**What this task involves**
Your task is to repeat the entries underneath exactly, minus the pictures.

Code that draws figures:
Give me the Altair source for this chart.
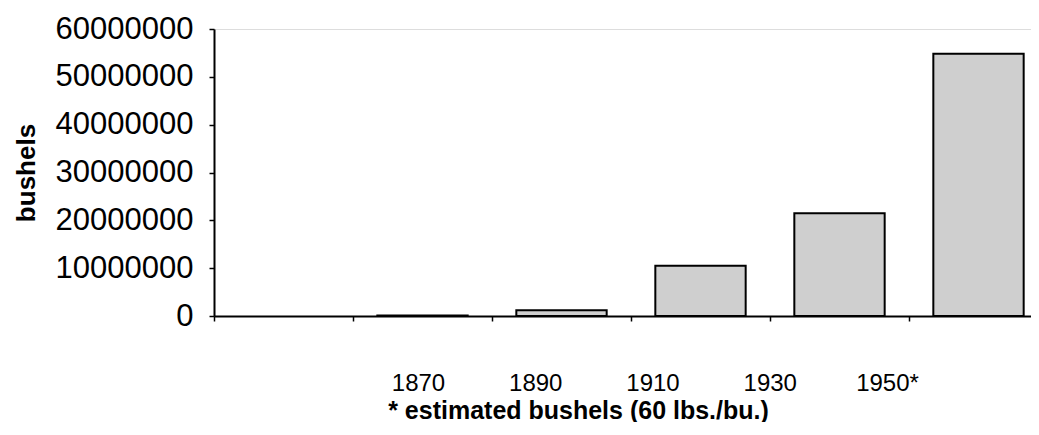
import altair as alt
import pandas as pd

# Data
slots = ["", "1870", "1890", "1910", "1930", "1950*"]
years = ["1870", "1890", "1910", "1930", "1950*"]
bushels = [100000, 1200000, 10500000, 21500000, 54800000]
y_ticks = [0, 10000000, 20000000, 30000000, 40000000, 50000000, 60000000]

df = pd.DataFrame({"year": years, "bushels": bushels})

FONT = "Liberation Sans"
RANGE = [0, 834]
LABEL_RANGE = [204, 673]

bars = alt.Chart(df).mark_bar(
    fill="#cfcfcf", stroke="black", strokeWidth=2,
    width=alt.RelativeBandSize(0.65)
).encode(
    x=alt.X("year:N",
            scale=alt.Scale(domain=slots, paddingInner=0, paddingOuter=0, range=RANGE),
            axis=alt.Axis(labels=False, title="", bandPosition=0, domainColor="black",
                          domainWidth=2, tickColor="black", tickWidth=1.5, tickSize=5,
                          grid=False)),
    y=alt.Y("bushels:Q",
            scale=alt.Scale(domain=[0, 60000000], nice=False),
            axis=alt.Axis(values=y_ticks, format="d", title="bushels",
                          titleFont=FONT, titleFontSize=26, titleFontWeight="bold",
                          titleColor="black", titlePadding=16,
                          labelFont=FONT, labelFontSize=31, labelColor="black",
                          labelPadding=16, tickSize=5, tickColor="black", tickWidth=1.5,
                          domainColor="black", domainWidth=2, grid=False)),
)

labels = alt.Chart(df).mark_point(opacity=0, size=1).encode(
    x=alt.X("year:N",
            scale=alt.Scale(type="point", domain=years, padding=0, range=LABEL_RANGE),
            axis=alt.Axis(orient="bottom", domain=False, ticks=False, labelAngle=0,
                          labelFont=FONT, labelFontSize=24, labelColor="black",
                          labelPadding=55,
                          title="* estimated bushels (60 lbs./bu.)",
                          titleFont=FONT, titleFontSize=25, titleFontWeight="bold",
                          titleColor="black", titlePadding=3, titleX=364,
                          titleAlign="center", grid=False)),
)

chart = alt.layer(bars, labels).resolve_scale(x="independent").resolve_axis(
    x="independent"
).properties(
    width=817, height=287,
    autosize=alt.AutoSizeParams(type="none"),
    padding={"left": 206, "top": 21, "right": 0, "bottom": 106},
).configure_view(stroke=None).configure(background="white")

chart.save("out.html", embed_options={"renderer": "svg", "actions": False})
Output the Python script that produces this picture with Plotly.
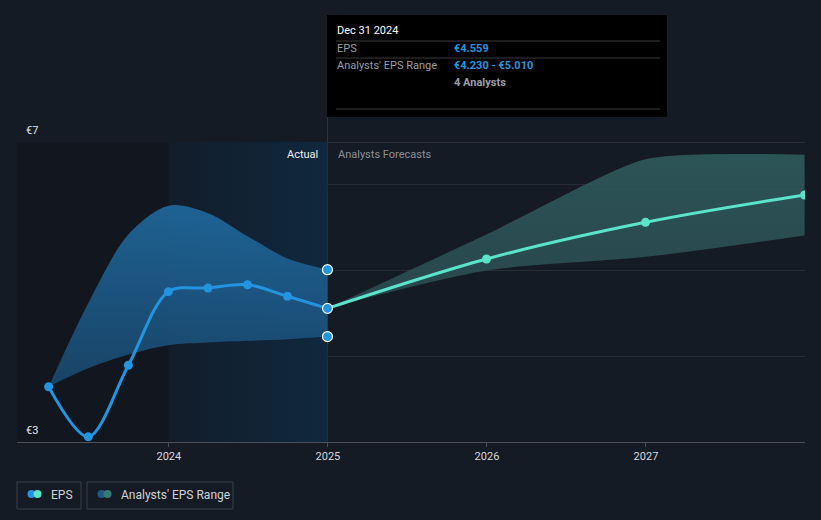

**Task response**
Give me the Altair source for this chart.
import altair as alt
import pandas as pd

# Data
slots = ["", "1870", "1890", "1910", "1930", "1950*"]
years = ["1870", "1890", "1910", "1930", "1950*"]
bushels = [100000, 1200000, 10500000, 21500000, 54800000]
y_ticks = [0, 10000000, 20000000, 30000000, 40000000, 50000000, 60000000]

df = pd.DataFrame({"year": years, "bushels": bushels})

FONT = "Liberation Sans"
RANGE = [0, 834]
LABEL_RANGE = [204, 673]

bars = alt.Chart(df).mark_bar(
    fill="#cfcfcf", stroke="black", strokeWidth=2,
    width=alt.RelativeBandSize(0.65)
).encode(
    x=alt.X("year:N",
            scale=alt.Scale(domain=slots, paddingInner=0, paddingOuter=0, range=RANGE),
            axis=alt.Axis(labels=False, title="", bandPosition=0, domainColor="black",
                          domainWidth=2, tickColor="black", tickWidth=1.5, tickSize=5,
                          grid=False)),
    y=alt.Y("bushels:Q",
            scale=alt.Scale(domain=[0, 60000000], nice=False),
            axis=alt.Axis(values=y_ticks, format="d", title="bushels",
                          titleFont=FONT, titleFontSize=26, titleFontWeight="bold",
                          titleColor="black", titlePadding=16,
                          labelFont=FONT, labelFontSize=31, labelColor="black",
                          labelPadding=16, tickSize=5, tickColor="black", tickWidth=1.5,
                          domainColor="black", domainWidth=2, grid=False)),
)

labels = alt.Chart(df).mark_point(opacity=0, size=1).encode(
    x=alt.X("year:N",
            scale=alt.Scale(type="point", domain=years, padding=0, range=LABEL_RANGE),
            axis=alt.Axis(orient="bottom", domain=False, ticks=False, labelAngle=0,
                          labelFont=FONT, labelFontSize=24, labelColor="black",
                          labelPadding=55,
                          title="* estimated bushels (60 lbs./bu.)",
                          titleFont=FONT, titleFontSize=25, titleFontWeight="bold",
                          titleColor="black", titlePadding=3, titleX=364,
                          titleAlign="center", grid=False)),
)

chart = alt.layer(bars, labels).resolve_scale(x="independent").resolve_axis(
    x="independent"
).properties(
    width=817, height=287,
    autosize=alt.AutoSizeParams(type="none"),
    padding={"left": 206, "top": 21, "right": 0, "bottom": 106},
).configure_view(stroke=None).configure(background="white")

chart.save("out.html", embed_options={"renderer": "svg", "actions": False})
Output the Python script that produces this picture with Plotly.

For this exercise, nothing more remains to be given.